Losing two of their own seemed to rally the Bulldogs. Lindsay buried a 3-pointer and converted a fast break layup, and D.J. McLendon scored inside as THS built a six-point lead. Ahead 25-19 with 4:42 remaining in the second quarter, the ‘Dogs were in prime position to sneak out of the first half in great shape.
Everything fell apart instead.
Still fuming from the first quarter officiating, Huneycutt got a technical foul that resulted in a four-point possession for the Phoenix. Prep soon tied the score following a three-point play from Eric Grant, but Najee Brown’s layup put the locals back up 28-26. That would be the last time the Bulldogs would lead. A flurry of poor ball handling by Thomasville near mid-court opened the flood gates to a barrage of easy layups. In a span of 2:05, Prep scored 15 unanswered points that left the Bulldogs down 41-30 at halftme.
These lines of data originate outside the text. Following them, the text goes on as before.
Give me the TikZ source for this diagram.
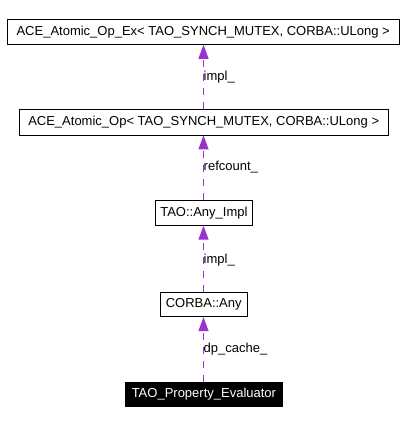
\documentclass[tikz,border=0pt]{standalone}
\usepackage{fontspec}
\setmainfont{Liberation Sans}
\usetikzlibrary{arrows.meta}
\definecolor{edgepurple}{HTML}{9A32CD}
\tikzset{
  x=1pt,y=-1pt,
  cls/.style={draw=black,line width=0.9pt,fill=white,inner sep=0pt,font=\fontsize{13}{15}\selectfont,anchor=center},
  focus/.style={fill=black,text=white,inner sep=0pt,font=\fontsize{13}{15}\selectfont,anchor=center},
  usage/.style={draw=edgepurple,color=edgepurple,line width=1.2pt,dash pattern=on 7pt off 7pt,-{Triangle[length=14pt,width=10pt,fill=edgepurple]}},
  elabel/.style={anchor=west,inner sep=0pt,font=\fontsize{13}{15}\selectfont}
}
\begin{document}
\begin{tikzpicture}
\useasboundingbox (0,0) rectangle (406,424);
\node[cls,minimum width=392pt,minimum height=25pt] (b1) at (203.2,31.8) {ACE\_Atomic\_Op\_Ex< TAO\_SYNCH\_MUTEX, CORBA::ULong >};
\node[cls,minimum width=369pt,minimum height=25.5pt] (b2) at (203.7,122.2) {ACE\_Atomic\_Op< TAO\_SYNCH\_MUTEX, CORBA::ULong >};
\node[cls,minimum width=97.5pt,minimum height=24.5pt] (b3) at (203.9,213) {TAO::Any\_Impl};
\node[cls,minimum width=87.3pt,minimum height=24pt] (b4) at (203.7,304.7) {CORBA::Any};
\node[focus,minimum width=157.7pt,minimum height=24.4pt] (b5) at (203.9,394.5) {TAO\_Property\_Evaluator};
\draw[usage] (b2.north -| 203.5,0) -- (b1.south -| 203.5,0);
\draw[usage] (b3.north -| 203.5,0) -- (b2.south -| 203.5,0);
\draw[usage] (b4.north -| 203.5,0) -- (b3.south -| 203.5,0);
\draw[usage] (b5.north -| 203.5,0) -- (b4.south -| 203.5,0);
\node[elabel] (l1) at (203.5,77.3) {impl\_};
\node[elabel] (l2) at (203.5,167.5) {refcount\_};
\node[elabel] (l3) at (203.5,260) {impl\_};
\node[elabel] (l4) at (203.5,349.5) {dp\_cache\_};
\end{tikzpicture}
\end{document}
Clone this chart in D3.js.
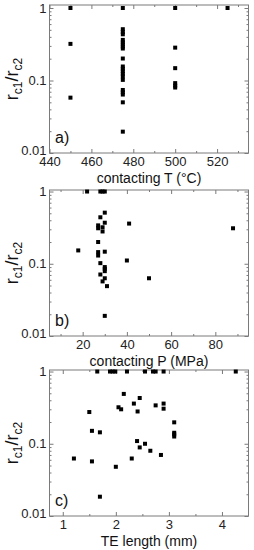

“It came down to how the refs were calling it,” Abrams-Ward said. “It’s our job to adjust to them not for them to adjust to us. After they made a couple of calls here and there it should’ve been on us and Prep to adjust to how the refs were calling it. We can’t say what call is which, but there was a lot of tough calls — Alot of iffy here, iffy there.”
Simms and Abrams-Ward played a total of 14 minutes between them in the initial two quarters.
“E.J. and I picked up uncontrollable fouls in the first quarter and we couldn’t do nothing about it,” said Simms. “It was hard to watch. I was practically begging coach to put me back in the game. I had to realize that the second half was more important than that final minute. Our team battled well with us out of the game. We can’t do anything but tip our hats to them. I believe if we could’ve stayed in the game it would’ve been a different story.”
Brown did his best trying to keep THS in the contest in the third quarter, scoring six of his team-high 18 points, but the rest of the unit only produced five as the deficit ballooned to 18. Abrams-Ward did finish with 17 points, but there were no signature-dunks and no return trip to the state title game, just the remembrance of a career and a look ahead to baseball season for the soon-to-be Tennessee Volunteer.
“Nobody ever wants to lose,” Abrams-Ward said. “When you have two teams there is going to be a winner and loser. Unfortunately, we were the victims in this matter. We played hard and we fought all the way to the end. We didn’t give up at all. It has been a great run with these guys. A lot of people didn’t expect us to make it this far, but we proved a lot of people wrong. We turned a lot of heads and gained a lot of ground over this year.”
Abrams-Ward, Simms and Brown were named to the All-Tournament team, joining Johnson, Justin Parham and regional MVP Marcus Wright from Prep.